Chicago is in the process of transitioning to an elected school board. Last year, Boston’s City Council also advanced a proposal to end mayoral control and shift to an elected school board, but Boston Mayor Michelle Wu vetoed the proposal.
Michael Mulgrew, president of the United Federation of Teachers — which recently sued Adams over education budget cuts — is planning to lobby lawmakers in Albany to push for changes to mayoral control, including boosting the number of non-mayoral appointees on the DOE’s governing body and giving community education councils more decision-making power.
“There has to be more people not beholden to him than are beholden to him on that committee,” Mulgrew said. “We also believe that the CECs should actually have real teeth when it comes to decisions … basically about physical use of the schools inside of their communities and districts.”
The teachers union — which in 2022 called for extending mayoral control but with changes and fixed terms for panel members — skipped a rally that Adams held that year along with some unions in support of an extension.
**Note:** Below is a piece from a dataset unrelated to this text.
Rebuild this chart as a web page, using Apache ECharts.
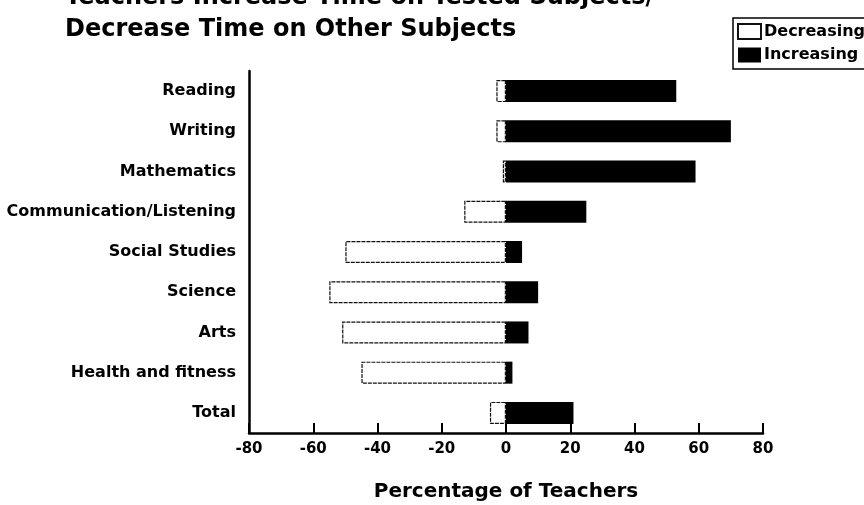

The Education Council Consortium, a grassroots organization made up of parent leaders, has long advocated for a commission to develop an alternative to mayoral control, and urged Rosa to include such a recommendation in her report. Its president, NeQuan McLean, said mayoral control should eventually end but added that Adams "needs to finish his term with mayoral control with tweaks to the system, as we begin to identify the best system."
Katelyn Cordero and Nick Reisman contributed to this report.